Goal –
All of the material below is to be restated word for word, apart from the pictures.

══════

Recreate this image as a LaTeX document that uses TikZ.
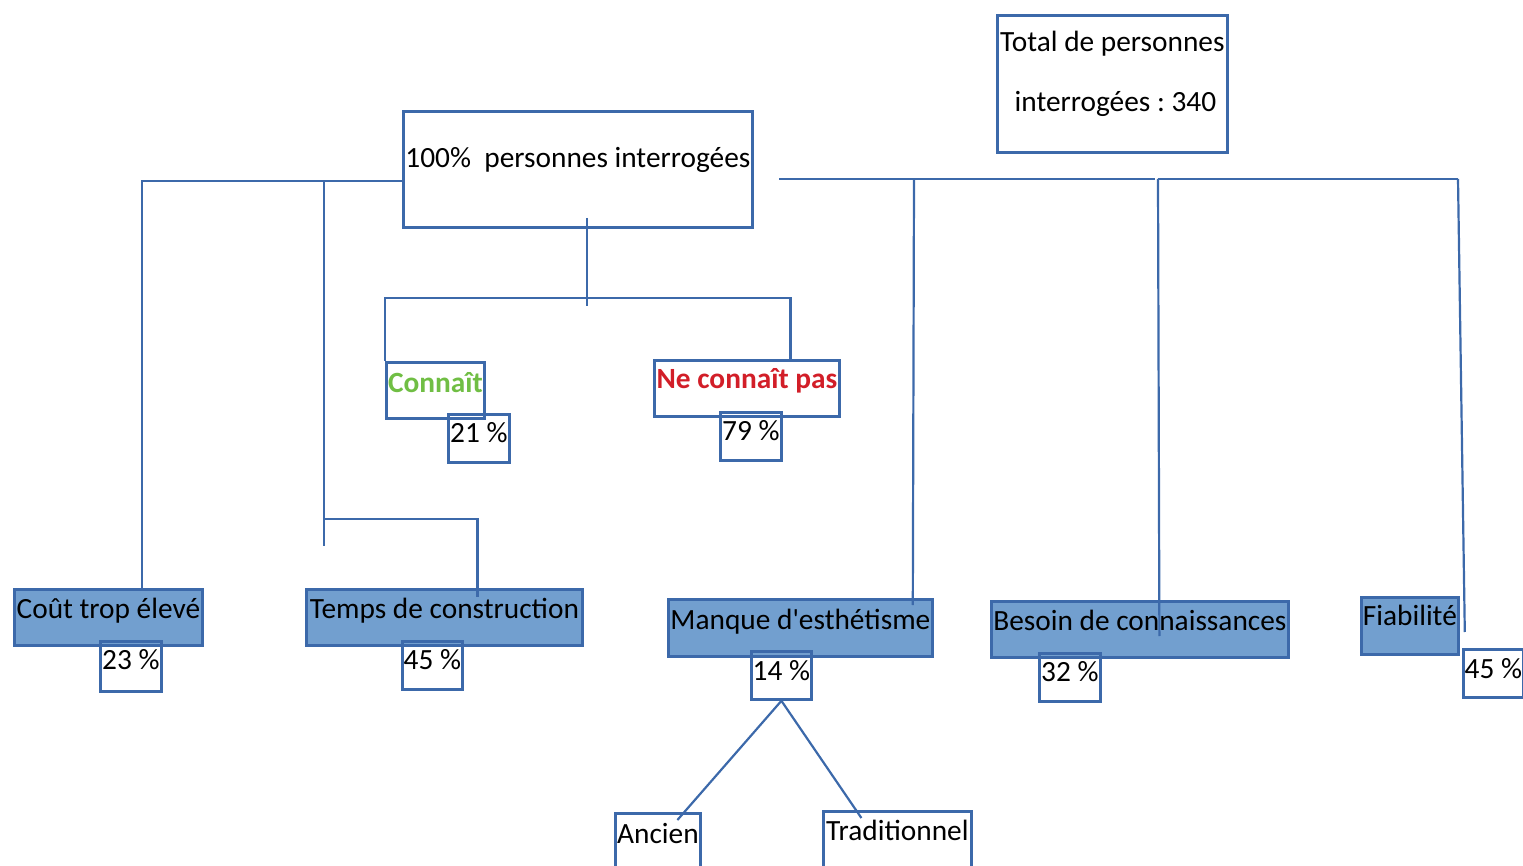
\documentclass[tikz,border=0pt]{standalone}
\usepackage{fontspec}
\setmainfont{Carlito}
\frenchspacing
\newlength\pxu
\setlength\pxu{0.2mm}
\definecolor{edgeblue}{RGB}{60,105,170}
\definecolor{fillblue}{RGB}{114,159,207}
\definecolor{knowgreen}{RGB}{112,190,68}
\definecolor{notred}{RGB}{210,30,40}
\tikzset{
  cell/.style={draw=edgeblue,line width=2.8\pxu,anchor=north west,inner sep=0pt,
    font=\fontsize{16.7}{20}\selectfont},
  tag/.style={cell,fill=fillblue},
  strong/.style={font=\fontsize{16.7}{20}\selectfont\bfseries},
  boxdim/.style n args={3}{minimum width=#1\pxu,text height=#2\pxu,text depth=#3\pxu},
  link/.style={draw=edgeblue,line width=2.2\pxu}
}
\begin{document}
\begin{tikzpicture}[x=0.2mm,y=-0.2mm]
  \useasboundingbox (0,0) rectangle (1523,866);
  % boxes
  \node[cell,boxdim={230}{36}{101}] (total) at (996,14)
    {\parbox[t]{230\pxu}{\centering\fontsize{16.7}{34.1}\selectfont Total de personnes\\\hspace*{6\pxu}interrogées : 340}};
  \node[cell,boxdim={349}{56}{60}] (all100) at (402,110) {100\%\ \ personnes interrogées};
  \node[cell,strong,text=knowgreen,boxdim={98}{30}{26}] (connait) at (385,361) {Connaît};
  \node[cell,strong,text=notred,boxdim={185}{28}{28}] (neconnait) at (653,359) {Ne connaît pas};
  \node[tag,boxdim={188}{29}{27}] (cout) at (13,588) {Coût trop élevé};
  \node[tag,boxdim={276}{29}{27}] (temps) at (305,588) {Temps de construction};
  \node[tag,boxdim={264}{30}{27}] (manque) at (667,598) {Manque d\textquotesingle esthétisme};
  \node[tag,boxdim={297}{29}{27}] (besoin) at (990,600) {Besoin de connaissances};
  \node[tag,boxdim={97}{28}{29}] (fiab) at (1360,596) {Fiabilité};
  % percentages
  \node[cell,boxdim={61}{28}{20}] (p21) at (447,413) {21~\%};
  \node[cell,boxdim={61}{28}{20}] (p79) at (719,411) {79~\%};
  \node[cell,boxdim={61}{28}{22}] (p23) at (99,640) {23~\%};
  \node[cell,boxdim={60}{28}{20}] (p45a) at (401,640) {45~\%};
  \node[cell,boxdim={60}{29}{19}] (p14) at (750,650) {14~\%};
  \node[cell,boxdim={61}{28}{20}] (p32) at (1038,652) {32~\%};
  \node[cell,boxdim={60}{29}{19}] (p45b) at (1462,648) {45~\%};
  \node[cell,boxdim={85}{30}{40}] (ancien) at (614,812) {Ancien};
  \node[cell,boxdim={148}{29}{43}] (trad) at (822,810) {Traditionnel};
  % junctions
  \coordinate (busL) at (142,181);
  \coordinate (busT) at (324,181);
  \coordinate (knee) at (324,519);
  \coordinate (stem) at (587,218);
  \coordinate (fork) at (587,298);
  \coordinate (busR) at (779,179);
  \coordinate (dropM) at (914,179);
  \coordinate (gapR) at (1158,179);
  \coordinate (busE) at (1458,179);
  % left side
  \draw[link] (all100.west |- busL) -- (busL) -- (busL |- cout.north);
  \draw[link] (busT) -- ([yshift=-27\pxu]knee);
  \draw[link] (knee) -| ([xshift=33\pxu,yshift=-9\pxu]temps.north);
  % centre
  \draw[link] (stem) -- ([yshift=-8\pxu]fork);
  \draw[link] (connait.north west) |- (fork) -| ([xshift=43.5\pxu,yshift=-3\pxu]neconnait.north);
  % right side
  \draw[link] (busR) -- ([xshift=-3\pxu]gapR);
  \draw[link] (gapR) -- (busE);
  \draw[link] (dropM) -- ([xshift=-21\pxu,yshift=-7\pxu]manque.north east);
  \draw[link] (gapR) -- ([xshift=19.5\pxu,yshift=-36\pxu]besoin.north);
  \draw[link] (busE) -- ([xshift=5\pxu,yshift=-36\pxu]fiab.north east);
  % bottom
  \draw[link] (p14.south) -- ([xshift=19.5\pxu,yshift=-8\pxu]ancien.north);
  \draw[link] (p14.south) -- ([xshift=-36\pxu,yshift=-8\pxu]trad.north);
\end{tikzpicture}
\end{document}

══════

Response to this exercise –
Recreate this image as a LaTeX document that uses TikZ.
\documentclass[tikz,border=0pt]{standalone}
\usepackage{fontspec}
\setmainfont{Carlito}
\frenchspacing
\newlength\pxu
\setlength\pxu{0.2mm}
\definecolor{edgeblue}{RGB}{60,105,170}
\definecolor{fillblue}{RGB}{114,159,207}
\definecolor{knowgreen}{RGB}{112,190,68}
\definecolor{notred}{RGB}{210,30,40}
\tikzset{
  cell/.style={draw=edgeblue,line width=2.8\pxu,anchor=north west,inner sep=0pt,
    font=\fontsize{16.7}{20}\selectfont},
  tag/.style={cell,fill=fillblue},
  strong/.style={font=\fontsize{16.7}{20}\selectfont\bfseries},
  boxdim/.style n args={3}{minimum width=#1\pxu,text height=#2\pxu,text depth=#3\pxu},
  link/.style={draw=edgeblue,line width=2.2\pxu}
}
\begin{document}
\begin{tikzpicture}[x=0.2mm,y=-0.2mm]
  \useasboundingbox (0,0) rectangle (1523,866);
  % boxes
  \node[cell,boxdim={230}{36}{101}] (total) at (996,14)
    {\parbox[t]{230\pxu}{\centering\fontsize{16.7}{34.1}\selectfont Total de personnes\\\hspace*{6\pxu}interrogées : 340}};
  \node[cell,boxdim={349}{56}{60}] (all100) at (402,110) {100\%\ \ personnes interrogées};
  \node[cell,strong,text=knowgreen,boxdim={98}{30}{26}] (connait) at (385,361) {Connaît};
  \node[cell,strong,text=notred,boxdim={185}{28}{28}] (neconnait) at (653,359) {Ne connaît pas};
  \node[tag,boxdim={188}{29}{27}] (cout) at (13,588) {Coût trop élevé};
  \node[tag,boxdim={276}{29}{27}] (temps) at (305,588) {Temps de construction};
  \node[tag,boxdim={264}{30}{27}] (manque) at (667,598) {Manque d\textquotesingle esthétisme};
  \node[tag,boxdim={297}{29}{27}] (besoin) at (990,600) {Besoin de connaissances};
  \node[tag,boxdim={97}{28}{29}] (fiab) at (1360,596) {Fiabilité};
  % percentages
  \node[cell,boxdim={61}{28}{20}] (p21) at (447,413) {21~\%};
  \node[cell,boxdim={61}{28}{20}] (p79) at (719,411) {79~\%};
  \node[cell,boxdim={61}{28}{22}] (p23) at (99,640) {23~\%};
  \node[cell,boxdim={60}{28}{20}] (p45a) at (401,640) {45~\%};
  \node[cell,boxdim={60}{29}{19}] (p14) at (750,650) {14~\%};
  \node[cell,boxdim={61}{28}{20}] (p32) at (1038,652) {32~\%};
  \node[cell,boxdim={60}{29}{19}] (p45b) at (1462,648) {45~\%};
  \node[cell,boxdim={85}{30}{40}] (ancien) at (614,812) {Ancien};
  \node[cell,boxdim={148}{29}{43}] (trad) at (822,810) {Traditionnel};
  % junctions
  \coordinate (busL) at (142,181);
  \coordinate (busT) at (324,181);
  \coordinate (knee) at (324,519);
  \coordinate (stem) at (587,218);
  \coordinate (fork) at (587,298);
  \coordinate (busR) at (779,179);
  \coordinate (dropM) at (914,179);
  \coordinate (gapR) at (1158,179);
  \coordinate (busE) at (1458,179);
  % left side
  \draw[link] (all100.west |- busL) -- (busL) -- (busL |- cout.north);
  \draw[link] (busT) -- ([yshift=-27\pxu]knee);
  \draw[link] (knee) -| ([xshift=33\pxu,yshift=-9\pxu]temps.north);
  % centre
  \draw[link] (stem) -- ([yshift=-8\pxu]fork);
  \draw[link] (connait.north west) |- (fork) -| ([xshift=43.5\pxu,yshift=-3\pxu]neconnait.north);
  % right side
  \draw[link] (busR) -- ([xshift=-3\pxu]gapR);
  \draw[link] (gapR) -- (busE);
  \draw[link] (dropM) -- ([xshift=-21\pxu,yshift=-7\pxu]manque.north east);
  \draw[link] (gapR) -- ([xshift=19.5\pxu,yshift=-36\pxu]besoin.north);
  \draw[link] (busE) -- ([xshift=5\pxu,yshift=-36\pxu]fiab.north east);
  % bottom
  \draw[link] (p14.south) -- ([xshift=19.5\pxu,yshift=-8\pxu]ancien.north);
  \draw[link] (p14.south) -- ([xshift=-36\pxu,yshift=-8\pxu]trad.north);
\end{tikzpicture}
\end{document}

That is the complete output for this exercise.